Begin

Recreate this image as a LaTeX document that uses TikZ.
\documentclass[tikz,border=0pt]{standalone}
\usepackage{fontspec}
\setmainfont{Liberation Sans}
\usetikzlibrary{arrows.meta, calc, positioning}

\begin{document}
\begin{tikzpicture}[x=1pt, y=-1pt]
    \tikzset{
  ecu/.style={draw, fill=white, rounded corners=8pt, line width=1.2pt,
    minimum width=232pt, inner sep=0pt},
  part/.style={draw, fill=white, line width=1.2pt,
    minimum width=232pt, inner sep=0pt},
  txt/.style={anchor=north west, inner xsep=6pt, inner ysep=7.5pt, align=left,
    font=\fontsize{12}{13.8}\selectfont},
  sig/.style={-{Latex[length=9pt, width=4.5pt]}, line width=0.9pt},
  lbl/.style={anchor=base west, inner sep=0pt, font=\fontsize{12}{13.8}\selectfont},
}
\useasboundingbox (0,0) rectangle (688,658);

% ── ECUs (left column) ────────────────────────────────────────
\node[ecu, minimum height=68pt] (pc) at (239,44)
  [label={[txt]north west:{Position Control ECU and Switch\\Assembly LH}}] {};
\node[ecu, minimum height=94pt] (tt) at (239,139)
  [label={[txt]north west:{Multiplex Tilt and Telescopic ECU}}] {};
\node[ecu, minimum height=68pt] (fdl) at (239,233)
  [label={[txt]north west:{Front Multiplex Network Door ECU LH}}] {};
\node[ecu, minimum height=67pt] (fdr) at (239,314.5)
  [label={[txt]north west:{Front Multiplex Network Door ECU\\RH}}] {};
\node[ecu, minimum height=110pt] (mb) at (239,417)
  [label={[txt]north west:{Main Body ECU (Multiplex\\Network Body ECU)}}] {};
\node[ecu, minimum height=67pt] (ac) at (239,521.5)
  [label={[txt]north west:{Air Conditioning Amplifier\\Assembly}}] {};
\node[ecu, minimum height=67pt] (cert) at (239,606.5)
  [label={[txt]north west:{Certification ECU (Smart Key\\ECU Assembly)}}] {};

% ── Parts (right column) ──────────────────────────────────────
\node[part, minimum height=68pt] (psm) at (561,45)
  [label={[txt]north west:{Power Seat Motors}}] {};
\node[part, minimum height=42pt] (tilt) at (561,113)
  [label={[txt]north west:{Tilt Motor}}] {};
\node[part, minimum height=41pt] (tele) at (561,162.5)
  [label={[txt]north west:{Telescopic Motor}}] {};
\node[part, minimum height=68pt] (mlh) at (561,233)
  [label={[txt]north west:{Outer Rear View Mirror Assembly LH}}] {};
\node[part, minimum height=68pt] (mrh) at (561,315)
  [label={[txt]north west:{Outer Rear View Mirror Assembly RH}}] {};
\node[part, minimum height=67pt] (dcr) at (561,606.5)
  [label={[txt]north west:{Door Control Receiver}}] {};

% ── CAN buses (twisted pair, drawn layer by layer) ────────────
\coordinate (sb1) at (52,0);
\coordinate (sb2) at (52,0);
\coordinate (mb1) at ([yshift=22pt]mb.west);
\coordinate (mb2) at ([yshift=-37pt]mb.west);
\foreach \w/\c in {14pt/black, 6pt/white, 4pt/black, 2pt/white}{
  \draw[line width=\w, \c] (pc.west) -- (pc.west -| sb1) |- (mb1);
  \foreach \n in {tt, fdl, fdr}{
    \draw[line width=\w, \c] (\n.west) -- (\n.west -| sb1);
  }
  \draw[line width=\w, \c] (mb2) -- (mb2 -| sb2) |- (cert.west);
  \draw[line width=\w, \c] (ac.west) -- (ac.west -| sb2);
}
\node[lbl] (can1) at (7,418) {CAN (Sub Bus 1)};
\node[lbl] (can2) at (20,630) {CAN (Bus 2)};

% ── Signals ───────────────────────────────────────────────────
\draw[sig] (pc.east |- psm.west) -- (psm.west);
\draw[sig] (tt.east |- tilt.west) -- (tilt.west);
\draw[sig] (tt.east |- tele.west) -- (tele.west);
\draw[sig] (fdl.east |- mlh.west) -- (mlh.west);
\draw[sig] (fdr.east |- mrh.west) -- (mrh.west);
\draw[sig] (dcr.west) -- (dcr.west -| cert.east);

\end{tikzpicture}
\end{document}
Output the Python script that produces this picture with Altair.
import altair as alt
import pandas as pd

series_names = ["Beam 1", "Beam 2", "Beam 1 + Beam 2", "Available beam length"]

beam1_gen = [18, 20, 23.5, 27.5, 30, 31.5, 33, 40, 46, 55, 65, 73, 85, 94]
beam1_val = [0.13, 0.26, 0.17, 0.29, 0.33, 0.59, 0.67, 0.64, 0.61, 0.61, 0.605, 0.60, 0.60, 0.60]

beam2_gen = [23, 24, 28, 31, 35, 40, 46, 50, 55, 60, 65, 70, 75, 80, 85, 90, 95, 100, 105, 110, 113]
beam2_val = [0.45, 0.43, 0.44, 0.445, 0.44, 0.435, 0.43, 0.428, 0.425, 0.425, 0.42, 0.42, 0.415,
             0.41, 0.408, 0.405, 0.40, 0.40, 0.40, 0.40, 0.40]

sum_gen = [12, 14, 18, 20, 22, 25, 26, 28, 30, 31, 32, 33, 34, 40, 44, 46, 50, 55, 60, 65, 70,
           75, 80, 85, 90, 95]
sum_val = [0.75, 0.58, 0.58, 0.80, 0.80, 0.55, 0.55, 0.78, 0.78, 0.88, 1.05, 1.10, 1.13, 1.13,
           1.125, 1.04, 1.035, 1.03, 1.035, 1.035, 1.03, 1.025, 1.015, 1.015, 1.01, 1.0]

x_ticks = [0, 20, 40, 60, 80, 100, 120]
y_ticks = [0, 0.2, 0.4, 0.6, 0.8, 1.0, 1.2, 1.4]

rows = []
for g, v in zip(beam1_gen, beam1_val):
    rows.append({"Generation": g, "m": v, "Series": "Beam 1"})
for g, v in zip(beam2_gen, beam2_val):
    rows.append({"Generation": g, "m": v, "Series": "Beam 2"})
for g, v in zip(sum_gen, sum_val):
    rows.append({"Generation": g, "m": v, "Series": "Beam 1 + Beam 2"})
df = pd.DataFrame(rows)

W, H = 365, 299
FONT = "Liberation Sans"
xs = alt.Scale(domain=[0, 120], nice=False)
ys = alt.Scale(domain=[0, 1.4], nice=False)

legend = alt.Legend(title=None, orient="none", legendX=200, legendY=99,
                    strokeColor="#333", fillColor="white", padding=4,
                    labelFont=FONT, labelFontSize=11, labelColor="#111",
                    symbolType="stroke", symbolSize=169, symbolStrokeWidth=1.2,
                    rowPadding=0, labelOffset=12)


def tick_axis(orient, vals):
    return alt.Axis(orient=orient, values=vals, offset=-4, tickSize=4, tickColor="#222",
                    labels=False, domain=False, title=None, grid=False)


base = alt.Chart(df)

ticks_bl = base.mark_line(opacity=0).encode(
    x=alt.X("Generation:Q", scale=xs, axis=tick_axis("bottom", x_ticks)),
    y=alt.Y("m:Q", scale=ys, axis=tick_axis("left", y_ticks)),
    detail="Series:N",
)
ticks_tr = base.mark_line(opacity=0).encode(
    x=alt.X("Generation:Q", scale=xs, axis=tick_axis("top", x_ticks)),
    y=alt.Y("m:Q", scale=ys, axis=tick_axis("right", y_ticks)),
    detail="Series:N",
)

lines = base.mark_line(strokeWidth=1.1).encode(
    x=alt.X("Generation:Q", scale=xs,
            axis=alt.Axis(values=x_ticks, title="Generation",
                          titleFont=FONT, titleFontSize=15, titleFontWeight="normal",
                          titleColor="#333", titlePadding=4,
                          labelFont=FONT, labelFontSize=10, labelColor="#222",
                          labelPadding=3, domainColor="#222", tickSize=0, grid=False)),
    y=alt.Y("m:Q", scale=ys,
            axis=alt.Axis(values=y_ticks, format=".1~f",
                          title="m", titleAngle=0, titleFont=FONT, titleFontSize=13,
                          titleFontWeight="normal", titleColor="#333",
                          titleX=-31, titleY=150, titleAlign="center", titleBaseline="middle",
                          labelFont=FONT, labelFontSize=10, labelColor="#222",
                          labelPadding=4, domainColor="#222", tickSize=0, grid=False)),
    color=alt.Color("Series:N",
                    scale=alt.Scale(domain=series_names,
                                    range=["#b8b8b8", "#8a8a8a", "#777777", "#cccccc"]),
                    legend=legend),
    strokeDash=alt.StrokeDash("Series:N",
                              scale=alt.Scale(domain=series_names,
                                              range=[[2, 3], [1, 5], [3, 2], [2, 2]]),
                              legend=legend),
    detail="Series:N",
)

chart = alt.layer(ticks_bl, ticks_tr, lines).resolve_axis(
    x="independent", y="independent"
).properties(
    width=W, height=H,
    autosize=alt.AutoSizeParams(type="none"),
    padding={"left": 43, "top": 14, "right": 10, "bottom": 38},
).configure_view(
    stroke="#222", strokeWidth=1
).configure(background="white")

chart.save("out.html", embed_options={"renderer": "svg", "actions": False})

End

■ AIM
Everything from the first line of the material through the line containing "(0,0) rectangle (688,658);" is to be printed exactly; lines after that are to be left out.

■ ANSWER TO THIS PROBLEM
Recreate this image as a LaTeX document that uses TikZ.
\documentclass[tikz,border=0pt]{standalone}
\usepackage{fontspec}
\setmainfont{Liberation Sans}
\usetikzlibrary{arrows.meta, calc, positioning}

\begin{document}
\begin{tikzpicture}[x=1pt, y=-1pt]
    \tikzset{
  ecu/.style={draw, fill=white, rounded corners=8pt, line width=1.2pt,
    minimum width=232pt, inner sep=0pt},
  part/.style={draw, fill=white, line width=1.2pt,
    minimum width=232pt, inner sep=0pt},
  txt/.style={anchor=north west, inner xsep=6pt, inner ysep=7.5pt, align=left,
    font=\fontsize{12}{13.8}\selectfont},
  sig/.style={-{Latex[length=9pt, width=4.5pt]}, line width=0.9pt},
  lbl/.style={anchor=base west, inner sep=0pt, font=\fontsize{12}{13.8}\selectfont},
}
\useasboundingbox (0,0) rectangle (688,658);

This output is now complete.